Consumerism is alive and well despite the recession. Throughout the list you find jewellery and luxury cars – even a luxury-end butcher. Home improvements remain this obsession for us and furniture crops up in manufacture and retail. We are still earning and still want to spend it on what makes us feel good.
Incredibly the largest group is manufacturing occupying 18 of the top 100 places. This underlines the economic messages that we saw earlier in the year showing the strength of the first half of the year in the manufacturing sector.

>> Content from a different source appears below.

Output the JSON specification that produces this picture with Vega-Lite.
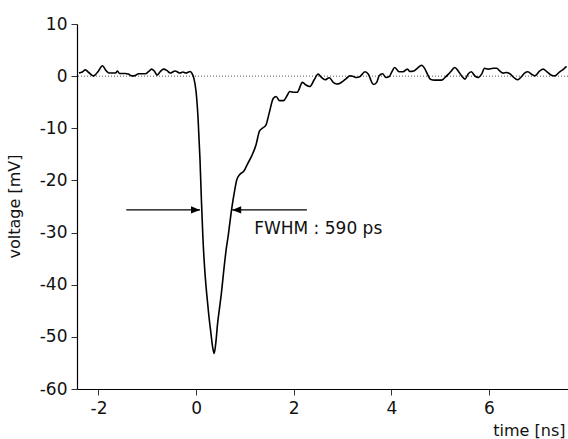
{
  "$schema": "https://vega.github.io/schema/vega-lite/v6.json",
  "width": 491,
  "height": 365,
  "autosize": {"type": "none"},
  "padding": {"left": 77, "top": 24, "right": 0, "bottom": 50},
  "background": "white",
  "config": {
    "view": {"stroke": null},
    "font": "DejaVu Sans",
    "axis": {
      "grid": false,
      "domainColor": "#000000",
      "domainWidth": 1.2,
      "tickColor": "#333333",
      "tickSize": 6,
      "labelColor": "#111111",
      "titleColor": "#111111",
      "labelFont": "DejaVu Sans",
      "titleFont": "DejaVu Sans",
      "labelFontSize": 17,
      "titleFontSize": 16,
      "titleFontWeight": "normal"
    }
  },
  "datasets": {
    "trace": [
      {"t": -2.40, "v": 0.6}, {"t": -2.33, "v": 0.8}, {"t": -2.27, "v": 1.2}, {"t": -2.20, "v": 0.7},
      {"t": -2.10, "v": 0.05}, {"t": -2.00, "v": 1.0}, {"t": -1.92, "v": 2.0}, {"t": -1.84, "v": 1.0},
      {"t": -1.79, "v": 0.6}, {"t": -1.65, "v": 0.6}, {"t": -1.61, "v": 1.0}, {"t": -1.57, "v": 0.5},
      {"t": -1.45, "v": 0.5}, {"t": -1.39, "v": 0.4}, {"t": -1.32, "v": 0.05}, {"t": -1.25, "v": 0.1},
      {"t": -1.18, "v": 0.45}, {"t": -1.04, "v": 0.45}, {"t": -0.97, "v": 0.9}, {"t": -0.91, "v": 1.35},
      {"t": -0.85, "v": 0.9}, {"t": -0.80, "v": 0.2}, {"t": -0.73, "v": 0.9}, {"t": -0.67, "v": 1.35},
      {"t": -0.60, "v": 1.1}, {"t": -0.53, "v": 0.6}, {"t": -0.43, "v": 1.0}, {"t": -0.33, "v": 0.6},
      {"t": -0.27, "v": 0.8}, {"t": -0.21, "v": 0.6}, {"t": -0.12, "v": 0.9}, {"t": -0.09, "v": 0.6},
      {"t": -0.05, "v": -0.25}, {"t": 0.00, "v": -3.0}, {"t": 0.04, "v": -8.0}, {"t": 0.08, "v": -16.0},
      {"t": 0.11, "v": -24.0}, {"t": 0.14, "v": -31.0}, {"t": 0.18, "v": -37.5}, {"t": 0.22, "v": -42.0},
      {"t": 0.26, "v": -45.8}, {"t": 0.30, "v": -49.0}, {"t": 0.34, "v": -52.0}, {"t": 0.37, "v": -53.2},
      {"t": 0.40, "v": -51.5}, {"t": 0.44, "v": -47.5}, {"t": 0.48, "v": -44.5}, {"t": 0.52, "v": -41.5},
      {"t": 0.57, "v": -37.0}, {"t": 0.62, "v": -33.0}, {"t": 0.66, "v": -30.5}, {"t": 0.70, "v": -27.5},
      {"t": 0.74, "v": -24.8}, {"t": 0.78, "v": -22.5}, {"t": 0.83, "v": -20.0}, {"t": 0.90, "v": -18.8},
      {"t": 0.98, "v": -18.2}, {"t": 1.05, "v": -16.9}, {"t": 1.14, "v": -15.3}, {"t": 1.23, "v": -13.1},
      {"t": 1.30, "v": -10.5}, {"t": 1.37, "v": -9.9}, {"t": 1.43, "v": -9.4}, {"t": 1.50, "v": -7.0},
      {"t": 1.58, "v": -4.3}, {"t": 1.64, "v": -3.9}, {"t": 1.71, "v": -4.7}, {"t": 1.79, "v": -4.7},
      {"t": 1.86, "v": -3.8}, {"t": 1.92, "v": -2.95}, {"t": 2.01, "v": -3.1}, {"t": 2.07, "v": -3.1},
      {"t": 2.18, "v": -1.2}, {"t": 2.25, "v": -1.7}, {"t": 2.33, "v": -2.0}, {"t": 2.42, "v": -0.7},
      {"t": 2.50, "v": 0.4}, {"t": 2.57, "v": -0.25}, {"t": 2.64, "v": -0.7}, {"t": 2.73, "v": -0.3},
      {"t": 2.81, "v": -1.2}, {"t": 2.88, "v": -1.5}, {"t": 2.95, "v": -1.35}, {"t": 3.02, "v": -0.9},
      {"t": 3.08, "v": -0.45}, {"t": 3.15, "v": 0.06}, {"t": 3.22, "v": -0.06}, {"t": 3.29, "v": -0.26},
      {"t": 3.36, "v": -0.06}, {"t": 3.46, "v": 0.83}, {"t": 3.53, "v": 0.38}, {"t": 3.60, "v": -1.2},
      {"t": 3.64, "v": -1.6}, {"t": 3.70, "v": -1.2}, {"t": 3.75, "v": 0.06}, {"t": 3.82, "v": 0.45},
      {"t": 3.89, "v": -0.26}, {"t": 3.96, "v": -0.06}, {"t": 4.01, "v": 0.83}, {"t": 4.07, "v": 1.67},
      {"t": 4.16, "v": 0.83}, {"t": 4.24, "v": 0.83}, {"t": 4.33, "v": 1.35}, {"t": 4.38, "v": 0.9},
      {"t": 4.46, "v": 1.0}, {"t": 4.53, "v": 1.5}, {"t": 4.62, "v": 2.1}, {"t": 4.69, "v": 1.35},
      {"t": 4.74, "v": 0.38}, {"t": 4.80, "v": -0.58}, {"t": 4.89, "v": -0.77}, {"t": 5.03, "v": -0.77},
      {"t": 5.10, "v": -0.26}, {"t": 5.17, "v": 0.38}, {"t": 5.23, "v": 1.0}, {"t": 5.30, "v": 1.67},
      {"t": 5.37, "v": 1.0}, {"t": 5.44, "v": 0.06}, {"t": 5.51, "v": -0.58}, {"t": 5.57, "v": 0.38},
      {"t": 5.64, "v": 0.83}, {"t": 5.71, "v": 0.06}, {"t": 5.78, "v": -0.26}, {"t": 5.85, "v": 0.38},
      {"t": 5.91, "v": 1.5}, {"t": 5.98, "v": 1.35}, {"t": 6.09, "v": 1.5}, {"t": 6.16, "v": 1.5},
      {"t": 6.22, "v": 1.0}, {"t": 6.29, "v": 0.58}, {"t": 6.36, "v": 0.7}, {"t": 6.44, "v": 0.38},
      {"t": 6.51, "v": -0.26}, {"t": 6.58, "v": -0.7}, {"t": 6.65, "v": -0.26}, {"t": 6.73, "v": 0.58},
      {"t": 6.80, "v": 0.83}, {"t": 6.87, "v": 0.38}, {"t": 6.94, "v": 0.06}, {"t": 7.04, "v": 1.0},
      {"t": 7.11, "v": 1.35}, {"t": 7.19, "v": 0.83}, {"t": 7.28, "v": 0.19}, {"t": 7.35, "v": 0.06},
      {"t": 7.45, "v": 0.83}, {"t": 7.53, "v": 1.35}, {"t": 7.59, "v": 1.86}
    ],
    "zero": [{"v": 0}],
    "arrows": [
      {"from": -1.43, "to": 0.08, "level": -25.65, "dir": "right"},
      {"from": 2.27, "to": 0.74, "level": -25.65, "dir": "left"}
    ],
    "label": [
      {"t": 1.19, "v": -29.3, "text": "FWHM : 590 ps"}
    ]
  },
  "layer": [
    {
      "data": {"name": "zero"},
      "mark": {"type": "rule", "color": "#555555", "strokeWidth": 1, "strokeDash": [1, 2]},
      "encoding": {"y": {"field": "v", "type": "quantitative", "scale": {"domain": [-60, 10], "nice": false, "zero": false}}}
    },
    {
      "data": {"name": "trace"},
      "mark": {"type": "line", "color": "#000000", "strokeWidth": 1.6, "interpolate": "monotone"},
      "encoding": {
        "x": {
          "field": "t", "type": "quantitative",
          "scale": {"domain": [-2.44, 7.62], "nice": false, "zero": false},
          "axis": {
            "values": [-2, 0, 2, 4, 6],
            "labelExpr": "'' + datum.value",
            "labelPadding": 5,
            "title": "time [ns]",
            "titleAnchor": "end",
            "titleAlign": "right",
            "titleX": 488,
            "titleY": 41,
            "titleBaseline": "middle"
          }
        },
        "y": {
          "field": "v", "type": "quantitative",
          "scale": {"domain": [-60, 10], "nice": false, "zero": false},
          "axis": {
            "values": [-60, -50, -40, -30, -20, -10, 0, 10],
            "labelExpr": "'' + datum.value",
            "labelPadding": 4,
            "title": "voltage [mV]",
            "titleAngle": -90,
            "titleX": -63,
            "titleY": 182,
            "titleAlign": "center",
            "titleBaseline": "middle"
          }
        }
      }
    },
    {
      "data": {"name": "arrows"},
      "mark": {"type": "rule", "color": "#000000", "strokeWidth": 1.2},
      "encoding": {
        "x": {"field": "from", "type": "quantitative"},
        "x2": {"field": "to"},
        "y": {"field": "level", "type": "quantitative"}
      }
    },
    {
      "data": {"name": "arrows"},
      "transform": [{"filter": "datum.dir == 'right'"}],
      "mark": {"type": "point", "shape": "M0,0L-1,-0.4L-1,0.4Z", "filled": true, "color": "#000000", "size": 324, "opacity": 1},
      "encoding": {
        "x": {"field": "to", "type": "quantitative"},
        "y": {"field": "level", "type": "quantitative"}
      }
    },
    {
      "data": {"name": "arrows"},
      "transform": [{"filter": "datum.dir == 'left'"}],
      "mark": {"type": "point", "shape": "M0,0L1,-0.4L1,0.4Z", "filled": true, "color": "#000000", "size": 324, "opacity": 1},
      "encoding": {
        "x": {"field": "to", "type": "quantitative"},
        "y": {"field": "level", "type": "quantitative"}
      }
    },
    {
      "data": {"name": "label"},
      "mark": {"type": "text", "align": "left", "baseline": "middle", "fontSize": 17, "font": "DejaVu Sans", "color": "#111111"},
      "encoding": {
        "x": {"field": "t", "type": "quantitative"},
        "y": {"field": "v", "type": "quantitative"},
        "text": {"field": "text"}
      }
    }
  ]
}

Crown Imperial at number 14 is a family business, in far from the top end of furniture manufacture yet bucking all trends turned in an incredible 69 per cent compound growth rate leaving the competition in the stalls. The glorious Edinburgh Woollen Mill, whose original mill many of us have been round on Scots travels, was far from shoddily behind at 43 per cent. Ilmor Engineering have glamorous race engines heading their product list, and an audio engineering company slips in there enjoying success as part of our personal indulgences.
But for the bulk of the list, it is the very non-glamorous, non-inspirational products that are turning in incredible contributions to the British economy. Metal work makes up a phenomenal proportion – there are success stories in valves, tube fittings and shock absorbers. These companies have between them mopped up some of the highest business awards from EY Entrepreneur of the Year, Queens Awards for Enterprise in Innovation, Export Champion, Most exciting SME according to the London stock exchange.
But is the British government or indeed the British public get excited? Sadly not. The current government had a brief romance with backing manufacturing earlier in its reign and found it less than a vote winner. I wonder if this is because such a huge majority of these companies are based in the more realistic north of Watford section of the country, where the manufacturing industry has been a part of life rather than something to hide away.
It is a tragedy. We should be a great deal prouder of our manufacturing. Maybe we can all raise a glass of no 98, Thatchers Holdings, Cheddar Valley Cider and drink to a time where Britain finally realises that manufacturing should be aspirational in the home and in the education system.